Earlier this week the NPD Group came up with research that showed that fans of hip-hop and urban music were proportionately more likely to illegally swap downloaded files than devotees of other music styles.

While urban music fans were estimated to constitute 30 percent of paid downloads and 19 percent of physical CD sales in April, this constituency was deemed responsible for 49 percent of illegal P2P sharing.

Pundits may wish to analyze what this means. Could this be that hip-hop and urban music fans are younger and more comfortable with technology, or could this mean that the type of fans who flock to a musical style that frequently chronicles over-the-top behavior be more willing to commit their own illegality than fans of music with less of an emphasis on violence, guns, ho's, etc? And please. This is a youth-wide phenomenon. Step off, haters.

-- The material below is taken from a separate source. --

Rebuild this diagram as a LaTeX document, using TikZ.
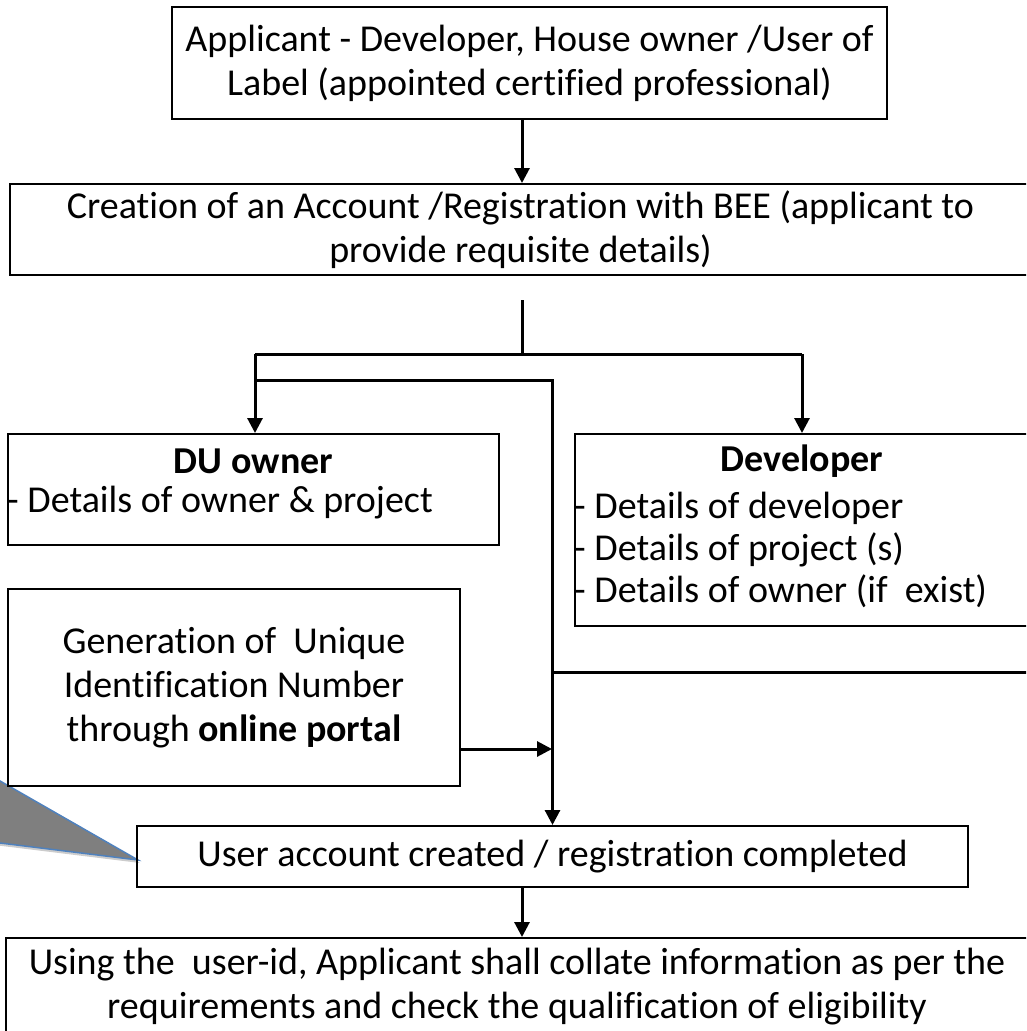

That debate, frankly,is best left for others. But what is really interesting to me is that in the illegal P2P demographic you have a constituency that is comfortable with P2P technology, and loves pimped-out mobile gadgetry too.

So isn't the hip-hop crowd a promising new marketing opportunity for PC-based and especially,mobile VoIP? Why aren't the VoIP handset makers and service providers focusing on this segment to the degree they should?